● Task requirements: Count lines with "this" in them. Report only the total.

▼

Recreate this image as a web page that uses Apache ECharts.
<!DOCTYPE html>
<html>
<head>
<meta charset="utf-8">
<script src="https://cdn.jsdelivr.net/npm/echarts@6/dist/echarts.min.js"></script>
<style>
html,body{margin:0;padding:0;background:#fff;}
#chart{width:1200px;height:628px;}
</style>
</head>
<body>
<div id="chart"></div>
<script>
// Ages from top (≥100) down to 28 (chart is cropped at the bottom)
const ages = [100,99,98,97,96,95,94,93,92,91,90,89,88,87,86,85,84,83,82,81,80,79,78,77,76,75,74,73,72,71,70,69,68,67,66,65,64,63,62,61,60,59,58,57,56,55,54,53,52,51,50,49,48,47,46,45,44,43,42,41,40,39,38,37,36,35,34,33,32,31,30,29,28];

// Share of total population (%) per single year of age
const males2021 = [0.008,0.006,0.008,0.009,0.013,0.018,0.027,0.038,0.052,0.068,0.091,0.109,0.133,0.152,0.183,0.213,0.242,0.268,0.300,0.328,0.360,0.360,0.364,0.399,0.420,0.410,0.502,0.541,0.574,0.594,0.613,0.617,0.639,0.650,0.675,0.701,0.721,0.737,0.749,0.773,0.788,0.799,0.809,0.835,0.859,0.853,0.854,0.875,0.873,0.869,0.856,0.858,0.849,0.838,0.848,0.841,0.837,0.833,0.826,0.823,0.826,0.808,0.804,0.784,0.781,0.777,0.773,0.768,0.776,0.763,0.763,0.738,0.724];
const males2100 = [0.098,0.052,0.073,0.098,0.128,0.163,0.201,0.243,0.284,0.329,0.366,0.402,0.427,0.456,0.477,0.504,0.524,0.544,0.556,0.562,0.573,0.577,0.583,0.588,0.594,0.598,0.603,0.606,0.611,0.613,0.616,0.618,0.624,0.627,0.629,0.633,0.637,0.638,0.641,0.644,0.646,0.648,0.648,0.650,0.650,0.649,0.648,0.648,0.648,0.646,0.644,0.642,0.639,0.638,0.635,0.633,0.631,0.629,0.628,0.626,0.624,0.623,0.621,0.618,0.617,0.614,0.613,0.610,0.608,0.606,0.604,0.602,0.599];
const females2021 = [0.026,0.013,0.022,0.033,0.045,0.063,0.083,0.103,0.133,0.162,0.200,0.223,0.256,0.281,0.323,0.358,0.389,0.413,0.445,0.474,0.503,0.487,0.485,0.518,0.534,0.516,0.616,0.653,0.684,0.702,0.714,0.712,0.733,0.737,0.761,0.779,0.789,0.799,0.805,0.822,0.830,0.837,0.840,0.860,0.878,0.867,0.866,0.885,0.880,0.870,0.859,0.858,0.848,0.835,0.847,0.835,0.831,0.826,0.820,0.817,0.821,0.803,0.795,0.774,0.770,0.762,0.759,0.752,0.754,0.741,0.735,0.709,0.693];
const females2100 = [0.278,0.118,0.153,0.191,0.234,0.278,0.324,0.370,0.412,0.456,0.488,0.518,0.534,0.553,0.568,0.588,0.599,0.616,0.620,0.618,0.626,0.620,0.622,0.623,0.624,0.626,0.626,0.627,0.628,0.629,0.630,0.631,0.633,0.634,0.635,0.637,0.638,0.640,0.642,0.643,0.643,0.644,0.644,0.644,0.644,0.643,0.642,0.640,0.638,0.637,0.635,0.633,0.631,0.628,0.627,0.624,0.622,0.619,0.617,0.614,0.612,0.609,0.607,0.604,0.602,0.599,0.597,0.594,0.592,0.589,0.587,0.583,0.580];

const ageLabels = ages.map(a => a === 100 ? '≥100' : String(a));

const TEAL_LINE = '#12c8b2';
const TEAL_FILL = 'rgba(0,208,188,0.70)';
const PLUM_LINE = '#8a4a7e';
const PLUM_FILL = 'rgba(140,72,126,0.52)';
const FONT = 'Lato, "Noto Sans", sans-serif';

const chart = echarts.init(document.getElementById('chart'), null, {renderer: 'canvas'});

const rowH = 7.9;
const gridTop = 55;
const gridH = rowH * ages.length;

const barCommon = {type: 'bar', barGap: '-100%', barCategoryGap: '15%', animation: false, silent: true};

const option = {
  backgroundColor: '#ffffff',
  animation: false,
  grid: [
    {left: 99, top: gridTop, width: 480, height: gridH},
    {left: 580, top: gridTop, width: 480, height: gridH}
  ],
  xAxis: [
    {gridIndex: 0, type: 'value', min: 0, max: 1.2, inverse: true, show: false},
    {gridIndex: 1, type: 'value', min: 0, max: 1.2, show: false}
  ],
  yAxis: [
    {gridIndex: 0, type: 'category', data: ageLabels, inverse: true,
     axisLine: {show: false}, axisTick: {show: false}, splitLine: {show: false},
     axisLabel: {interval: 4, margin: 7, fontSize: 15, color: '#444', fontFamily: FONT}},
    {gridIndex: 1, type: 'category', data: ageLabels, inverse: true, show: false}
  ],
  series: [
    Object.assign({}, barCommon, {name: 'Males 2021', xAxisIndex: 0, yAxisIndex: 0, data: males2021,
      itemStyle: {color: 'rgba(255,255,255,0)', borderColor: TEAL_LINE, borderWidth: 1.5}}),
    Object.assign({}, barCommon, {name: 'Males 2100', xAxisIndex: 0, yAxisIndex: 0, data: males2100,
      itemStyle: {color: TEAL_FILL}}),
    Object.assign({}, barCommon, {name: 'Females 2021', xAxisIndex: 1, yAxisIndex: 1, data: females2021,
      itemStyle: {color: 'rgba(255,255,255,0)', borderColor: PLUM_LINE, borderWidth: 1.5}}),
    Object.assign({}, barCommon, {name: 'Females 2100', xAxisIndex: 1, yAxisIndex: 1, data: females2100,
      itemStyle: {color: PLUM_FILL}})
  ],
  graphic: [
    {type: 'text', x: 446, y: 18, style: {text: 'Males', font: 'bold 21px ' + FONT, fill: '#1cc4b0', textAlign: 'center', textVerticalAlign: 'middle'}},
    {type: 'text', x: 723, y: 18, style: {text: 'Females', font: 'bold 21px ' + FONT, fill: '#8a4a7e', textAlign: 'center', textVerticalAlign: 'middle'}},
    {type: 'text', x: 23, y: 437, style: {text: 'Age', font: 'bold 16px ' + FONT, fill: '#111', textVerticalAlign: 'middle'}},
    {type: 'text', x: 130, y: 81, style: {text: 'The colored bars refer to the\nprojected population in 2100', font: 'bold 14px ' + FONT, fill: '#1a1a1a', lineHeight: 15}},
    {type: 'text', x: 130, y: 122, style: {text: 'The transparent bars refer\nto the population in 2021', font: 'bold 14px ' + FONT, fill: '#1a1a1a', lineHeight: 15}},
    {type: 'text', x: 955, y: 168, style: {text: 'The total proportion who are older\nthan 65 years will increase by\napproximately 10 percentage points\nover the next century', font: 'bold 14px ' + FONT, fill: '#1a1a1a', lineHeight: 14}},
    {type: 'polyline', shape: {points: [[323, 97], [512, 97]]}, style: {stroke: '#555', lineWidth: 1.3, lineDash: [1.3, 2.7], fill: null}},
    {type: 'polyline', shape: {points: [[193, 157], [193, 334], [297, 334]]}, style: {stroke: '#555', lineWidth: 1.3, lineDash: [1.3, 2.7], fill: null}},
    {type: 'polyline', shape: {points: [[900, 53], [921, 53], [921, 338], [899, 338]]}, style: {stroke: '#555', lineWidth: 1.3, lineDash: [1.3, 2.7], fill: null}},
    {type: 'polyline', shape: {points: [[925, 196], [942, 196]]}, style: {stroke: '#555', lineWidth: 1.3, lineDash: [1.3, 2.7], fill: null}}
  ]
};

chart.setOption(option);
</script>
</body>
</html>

▲
▼

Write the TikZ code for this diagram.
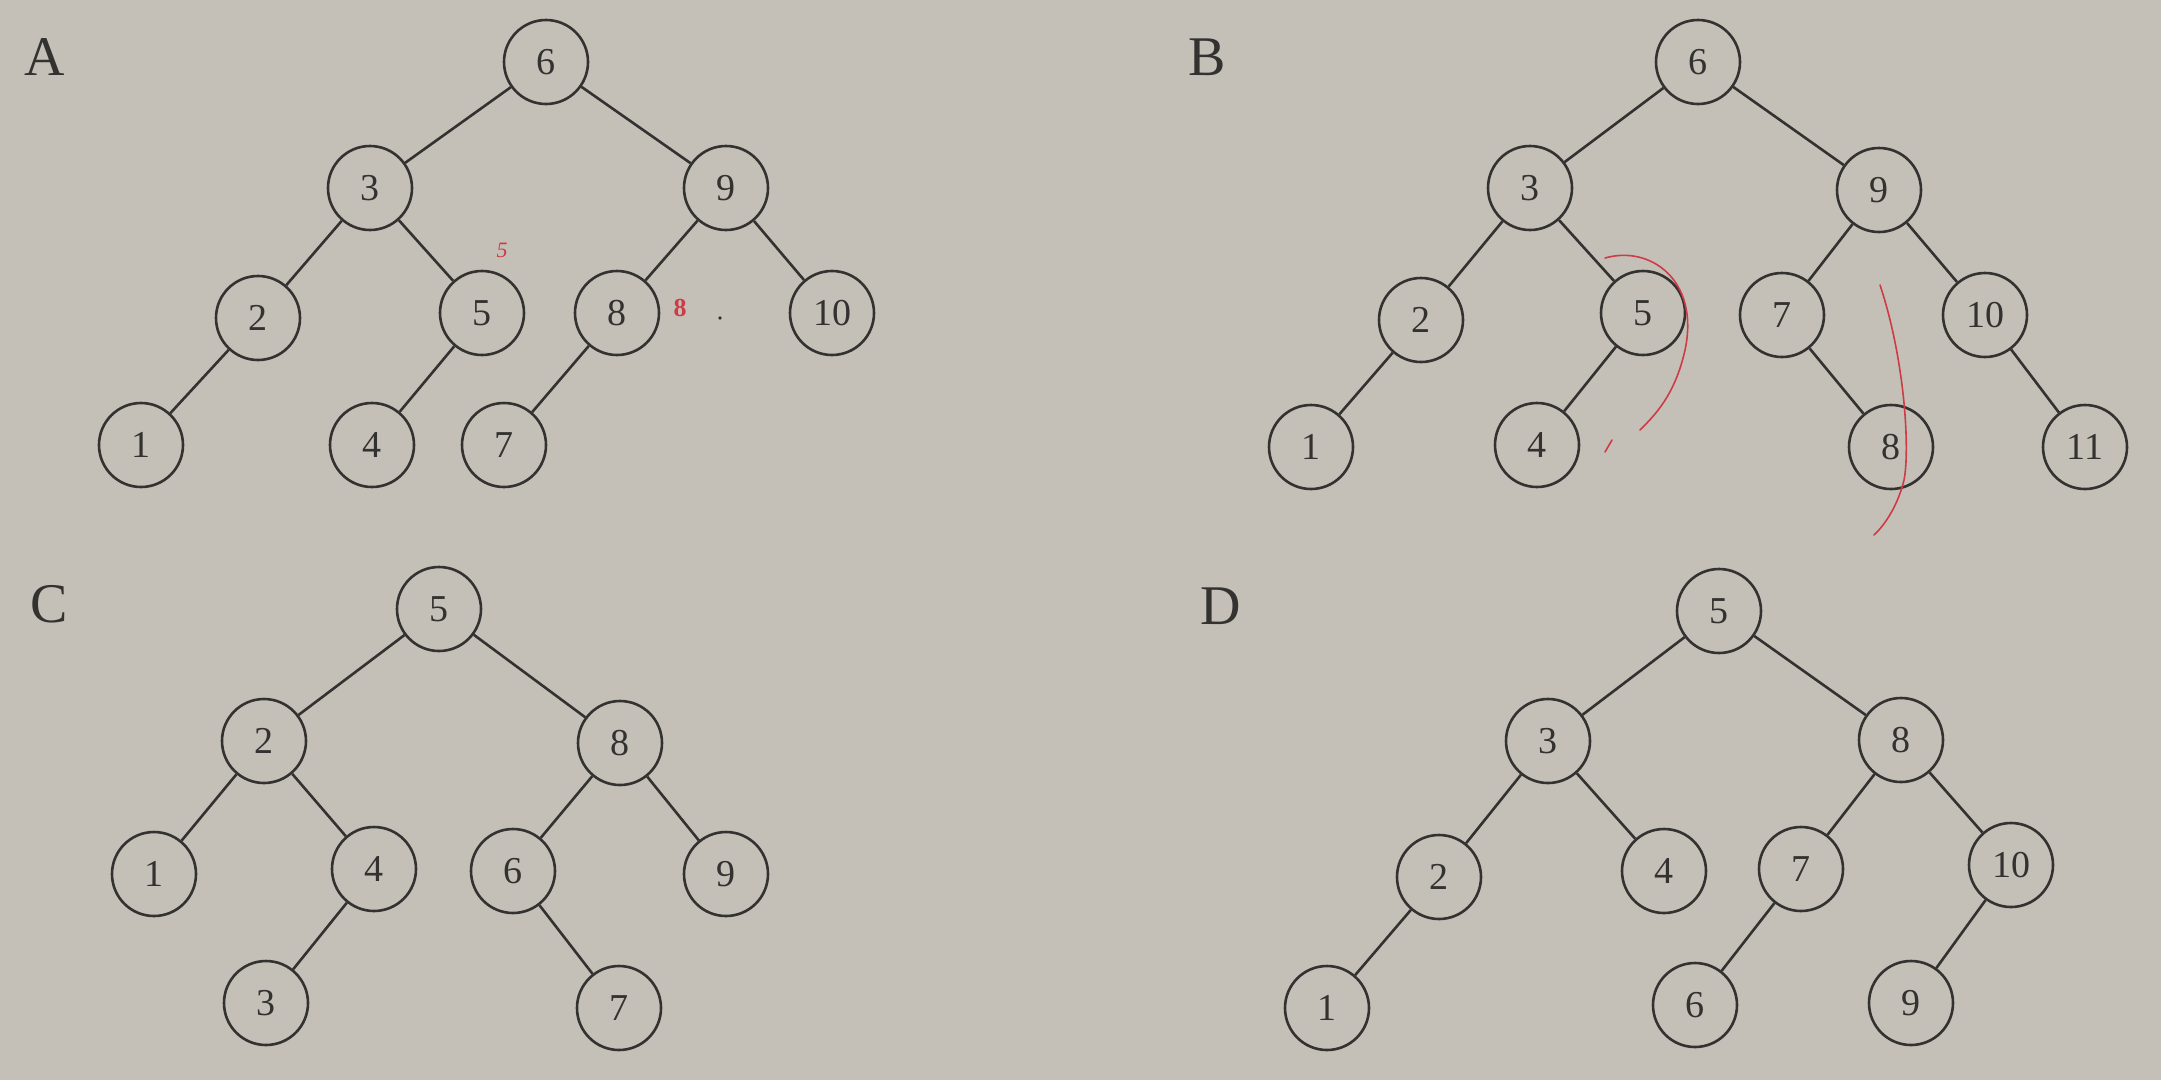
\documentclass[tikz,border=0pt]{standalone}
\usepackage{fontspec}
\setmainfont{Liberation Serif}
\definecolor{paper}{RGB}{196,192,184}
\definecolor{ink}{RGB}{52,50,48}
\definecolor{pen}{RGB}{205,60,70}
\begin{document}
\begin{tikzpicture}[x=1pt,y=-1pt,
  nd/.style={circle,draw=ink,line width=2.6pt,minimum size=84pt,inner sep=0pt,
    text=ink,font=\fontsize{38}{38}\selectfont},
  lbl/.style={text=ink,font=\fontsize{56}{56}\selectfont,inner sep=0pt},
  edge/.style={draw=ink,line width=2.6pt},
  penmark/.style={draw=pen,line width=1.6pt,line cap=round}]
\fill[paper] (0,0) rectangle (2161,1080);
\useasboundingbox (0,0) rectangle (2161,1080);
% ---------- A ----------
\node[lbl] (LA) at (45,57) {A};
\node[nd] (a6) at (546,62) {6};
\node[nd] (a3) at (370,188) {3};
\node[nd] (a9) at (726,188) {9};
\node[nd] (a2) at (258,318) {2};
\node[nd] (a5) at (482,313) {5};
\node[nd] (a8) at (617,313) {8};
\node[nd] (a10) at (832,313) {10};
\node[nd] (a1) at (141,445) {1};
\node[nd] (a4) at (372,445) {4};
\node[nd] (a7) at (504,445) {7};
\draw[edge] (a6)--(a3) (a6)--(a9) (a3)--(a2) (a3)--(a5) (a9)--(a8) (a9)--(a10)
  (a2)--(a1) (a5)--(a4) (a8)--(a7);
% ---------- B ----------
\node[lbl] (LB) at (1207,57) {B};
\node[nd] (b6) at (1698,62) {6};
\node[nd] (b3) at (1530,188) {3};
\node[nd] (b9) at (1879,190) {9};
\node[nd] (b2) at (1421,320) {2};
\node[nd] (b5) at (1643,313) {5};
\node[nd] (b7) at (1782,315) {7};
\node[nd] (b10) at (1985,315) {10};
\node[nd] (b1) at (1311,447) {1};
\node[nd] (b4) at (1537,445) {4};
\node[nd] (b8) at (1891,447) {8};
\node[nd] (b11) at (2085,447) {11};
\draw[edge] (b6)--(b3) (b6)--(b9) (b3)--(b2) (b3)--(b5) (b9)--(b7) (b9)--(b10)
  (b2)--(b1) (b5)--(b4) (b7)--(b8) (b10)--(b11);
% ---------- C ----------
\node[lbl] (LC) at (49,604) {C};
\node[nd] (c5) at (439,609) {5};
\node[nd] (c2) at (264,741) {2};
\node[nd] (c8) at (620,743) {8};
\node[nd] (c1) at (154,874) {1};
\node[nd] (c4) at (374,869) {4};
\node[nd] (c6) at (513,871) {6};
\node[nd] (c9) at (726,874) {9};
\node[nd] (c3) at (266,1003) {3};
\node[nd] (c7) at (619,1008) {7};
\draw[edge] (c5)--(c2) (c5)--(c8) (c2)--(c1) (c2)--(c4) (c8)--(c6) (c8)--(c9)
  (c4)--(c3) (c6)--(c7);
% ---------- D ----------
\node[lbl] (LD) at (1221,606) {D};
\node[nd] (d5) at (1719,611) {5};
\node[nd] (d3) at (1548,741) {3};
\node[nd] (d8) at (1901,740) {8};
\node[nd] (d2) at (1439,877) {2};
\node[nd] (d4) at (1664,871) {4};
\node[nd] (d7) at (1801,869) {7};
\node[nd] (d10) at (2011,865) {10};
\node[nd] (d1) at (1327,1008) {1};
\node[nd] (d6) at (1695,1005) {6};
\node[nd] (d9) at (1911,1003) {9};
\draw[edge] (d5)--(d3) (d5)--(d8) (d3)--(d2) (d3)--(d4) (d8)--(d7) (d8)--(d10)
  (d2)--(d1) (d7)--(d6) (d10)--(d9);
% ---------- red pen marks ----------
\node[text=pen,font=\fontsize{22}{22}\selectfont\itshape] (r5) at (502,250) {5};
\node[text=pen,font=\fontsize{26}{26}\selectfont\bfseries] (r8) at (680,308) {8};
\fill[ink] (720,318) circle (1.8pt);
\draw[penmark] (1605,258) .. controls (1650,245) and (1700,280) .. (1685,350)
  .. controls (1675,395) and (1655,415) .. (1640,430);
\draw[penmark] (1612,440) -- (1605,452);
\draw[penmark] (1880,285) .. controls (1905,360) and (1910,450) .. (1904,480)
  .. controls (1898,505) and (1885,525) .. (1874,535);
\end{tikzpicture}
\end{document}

▲

● Expected output: 2